▸ WHAT YOU WILL DO
Leave the pictures out and copy exactly the lines from the line containing "Generate a Python" to the line containing "from matplotlib.lines import Line2D", both lines included.
··· INPUT FOR THIS TASK ···
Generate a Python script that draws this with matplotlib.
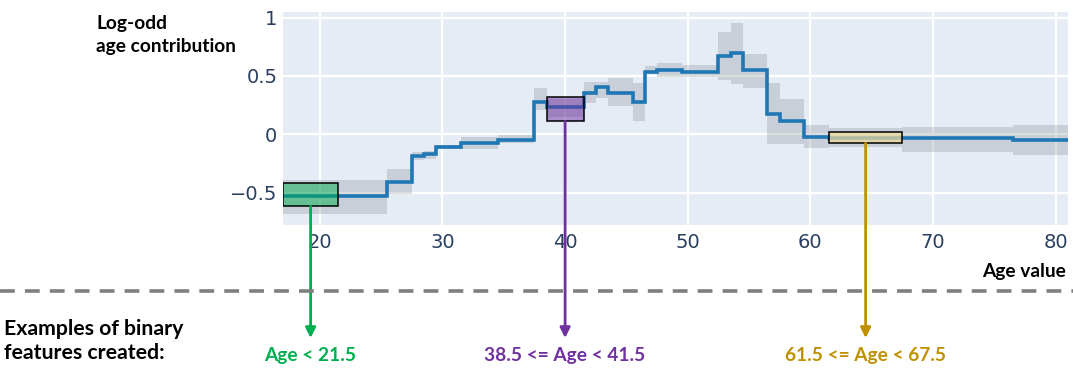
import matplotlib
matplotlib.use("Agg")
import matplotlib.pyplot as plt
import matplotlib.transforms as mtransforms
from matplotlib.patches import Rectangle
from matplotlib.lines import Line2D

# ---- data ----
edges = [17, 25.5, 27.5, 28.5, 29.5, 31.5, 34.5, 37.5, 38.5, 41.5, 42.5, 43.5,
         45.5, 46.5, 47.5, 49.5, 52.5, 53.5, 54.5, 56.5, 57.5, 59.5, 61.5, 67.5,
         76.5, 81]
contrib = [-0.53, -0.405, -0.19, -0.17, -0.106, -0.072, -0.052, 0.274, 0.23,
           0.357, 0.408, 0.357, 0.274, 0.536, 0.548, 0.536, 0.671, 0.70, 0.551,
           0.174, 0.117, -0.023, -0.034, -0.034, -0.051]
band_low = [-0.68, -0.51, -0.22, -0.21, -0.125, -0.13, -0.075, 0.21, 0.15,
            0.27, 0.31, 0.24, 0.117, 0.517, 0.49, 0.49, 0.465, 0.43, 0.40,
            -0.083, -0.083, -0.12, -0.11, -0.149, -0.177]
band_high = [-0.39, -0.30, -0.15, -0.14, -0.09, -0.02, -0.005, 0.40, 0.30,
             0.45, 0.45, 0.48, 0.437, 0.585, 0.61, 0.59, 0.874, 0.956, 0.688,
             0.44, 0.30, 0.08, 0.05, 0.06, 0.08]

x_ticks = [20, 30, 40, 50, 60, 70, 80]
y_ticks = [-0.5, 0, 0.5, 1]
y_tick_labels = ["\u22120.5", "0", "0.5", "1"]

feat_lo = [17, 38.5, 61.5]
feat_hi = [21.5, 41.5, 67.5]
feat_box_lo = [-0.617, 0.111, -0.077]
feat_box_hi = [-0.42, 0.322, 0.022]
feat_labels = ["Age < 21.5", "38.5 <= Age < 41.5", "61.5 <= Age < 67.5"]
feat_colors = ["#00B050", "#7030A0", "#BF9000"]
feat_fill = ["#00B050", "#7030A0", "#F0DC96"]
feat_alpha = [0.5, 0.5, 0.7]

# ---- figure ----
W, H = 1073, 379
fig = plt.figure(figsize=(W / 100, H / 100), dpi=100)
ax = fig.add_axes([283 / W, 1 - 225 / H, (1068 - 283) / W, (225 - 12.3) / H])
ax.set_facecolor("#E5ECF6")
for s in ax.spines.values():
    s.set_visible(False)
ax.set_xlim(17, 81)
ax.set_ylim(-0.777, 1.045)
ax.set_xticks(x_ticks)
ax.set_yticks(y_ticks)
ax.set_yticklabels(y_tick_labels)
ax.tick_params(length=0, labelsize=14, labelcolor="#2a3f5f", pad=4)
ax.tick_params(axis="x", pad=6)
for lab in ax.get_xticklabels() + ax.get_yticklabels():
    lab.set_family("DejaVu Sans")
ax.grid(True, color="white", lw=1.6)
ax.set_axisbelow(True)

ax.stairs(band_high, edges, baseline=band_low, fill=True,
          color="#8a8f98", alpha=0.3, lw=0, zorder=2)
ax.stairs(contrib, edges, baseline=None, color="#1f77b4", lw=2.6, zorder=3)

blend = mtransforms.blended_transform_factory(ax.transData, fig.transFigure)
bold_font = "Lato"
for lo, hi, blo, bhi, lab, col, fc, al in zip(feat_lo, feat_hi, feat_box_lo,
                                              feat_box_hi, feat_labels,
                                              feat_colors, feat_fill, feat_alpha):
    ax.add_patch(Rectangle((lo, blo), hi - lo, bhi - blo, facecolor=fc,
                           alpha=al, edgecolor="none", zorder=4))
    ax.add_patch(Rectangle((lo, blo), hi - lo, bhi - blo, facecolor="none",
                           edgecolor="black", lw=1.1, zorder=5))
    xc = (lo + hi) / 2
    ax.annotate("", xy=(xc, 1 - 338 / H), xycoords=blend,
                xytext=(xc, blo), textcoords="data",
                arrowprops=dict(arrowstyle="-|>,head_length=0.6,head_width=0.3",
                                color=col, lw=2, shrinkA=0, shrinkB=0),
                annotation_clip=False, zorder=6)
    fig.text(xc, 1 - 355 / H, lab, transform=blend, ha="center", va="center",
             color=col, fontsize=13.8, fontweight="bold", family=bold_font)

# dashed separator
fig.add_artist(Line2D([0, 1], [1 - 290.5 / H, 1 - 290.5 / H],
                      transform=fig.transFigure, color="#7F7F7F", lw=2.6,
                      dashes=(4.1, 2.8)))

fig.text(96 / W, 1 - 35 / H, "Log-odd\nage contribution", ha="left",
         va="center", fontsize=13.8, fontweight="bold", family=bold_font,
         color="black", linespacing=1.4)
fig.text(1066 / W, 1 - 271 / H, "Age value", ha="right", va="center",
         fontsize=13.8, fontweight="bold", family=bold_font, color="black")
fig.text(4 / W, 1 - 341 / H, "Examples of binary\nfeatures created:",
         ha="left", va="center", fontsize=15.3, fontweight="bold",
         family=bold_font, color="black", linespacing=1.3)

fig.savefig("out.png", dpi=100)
···
··· INPUT FOR THIS TASK ···
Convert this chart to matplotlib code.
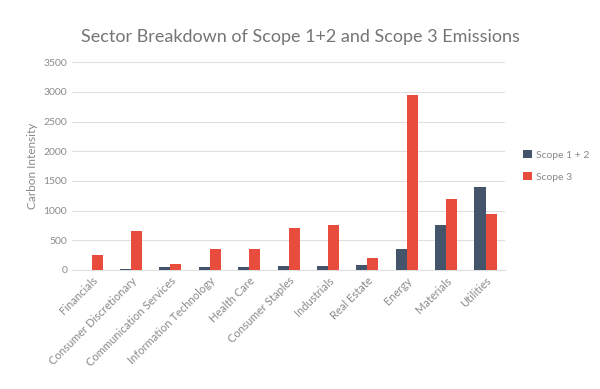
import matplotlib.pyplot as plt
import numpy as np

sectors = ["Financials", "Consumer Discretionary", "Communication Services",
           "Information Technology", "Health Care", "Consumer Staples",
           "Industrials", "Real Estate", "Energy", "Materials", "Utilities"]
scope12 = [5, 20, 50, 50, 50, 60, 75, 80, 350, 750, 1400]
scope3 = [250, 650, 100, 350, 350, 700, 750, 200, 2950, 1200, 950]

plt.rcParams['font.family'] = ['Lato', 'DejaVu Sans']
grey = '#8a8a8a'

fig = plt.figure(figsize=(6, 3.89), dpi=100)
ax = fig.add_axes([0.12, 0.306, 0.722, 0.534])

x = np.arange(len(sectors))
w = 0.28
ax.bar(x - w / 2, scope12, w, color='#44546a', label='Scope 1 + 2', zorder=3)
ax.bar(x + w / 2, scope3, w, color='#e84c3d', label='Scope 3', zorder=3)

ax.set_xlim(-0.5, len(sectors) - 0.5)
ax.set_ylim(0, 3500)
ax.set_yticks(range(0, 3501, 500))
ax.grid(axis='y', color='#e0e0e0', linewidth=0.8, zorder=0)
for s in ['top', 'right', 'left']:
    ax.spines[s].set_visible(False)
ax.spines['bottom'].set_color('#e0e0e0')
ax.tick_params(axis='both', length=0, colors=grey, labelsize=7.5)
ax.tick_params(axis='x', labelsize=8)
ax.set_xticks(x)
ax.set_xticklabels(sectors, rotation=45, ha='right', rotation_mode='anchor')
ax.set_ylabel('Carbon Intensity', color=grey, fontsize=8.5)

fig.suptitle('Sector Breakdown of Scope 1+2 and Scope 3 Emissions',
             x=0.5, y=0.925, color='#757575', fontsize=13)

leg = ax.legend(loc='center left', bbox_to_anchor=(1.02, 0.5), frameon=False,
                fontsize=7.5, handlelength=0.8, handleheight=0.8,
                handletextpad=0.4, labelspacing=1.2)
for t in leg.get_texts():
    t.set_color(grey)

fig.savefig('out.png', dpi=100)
···
▸ EXERCISE RESULT
Generate a Python script that draws this with matplotlib.
import matplotlib
matplotlib.use("Agg")
import matplotlib.pyplot as plt
import matplotlib.transforms as mtransforms
from matplotlib.patches import Rectangle
from matplotlib.lines import Line2D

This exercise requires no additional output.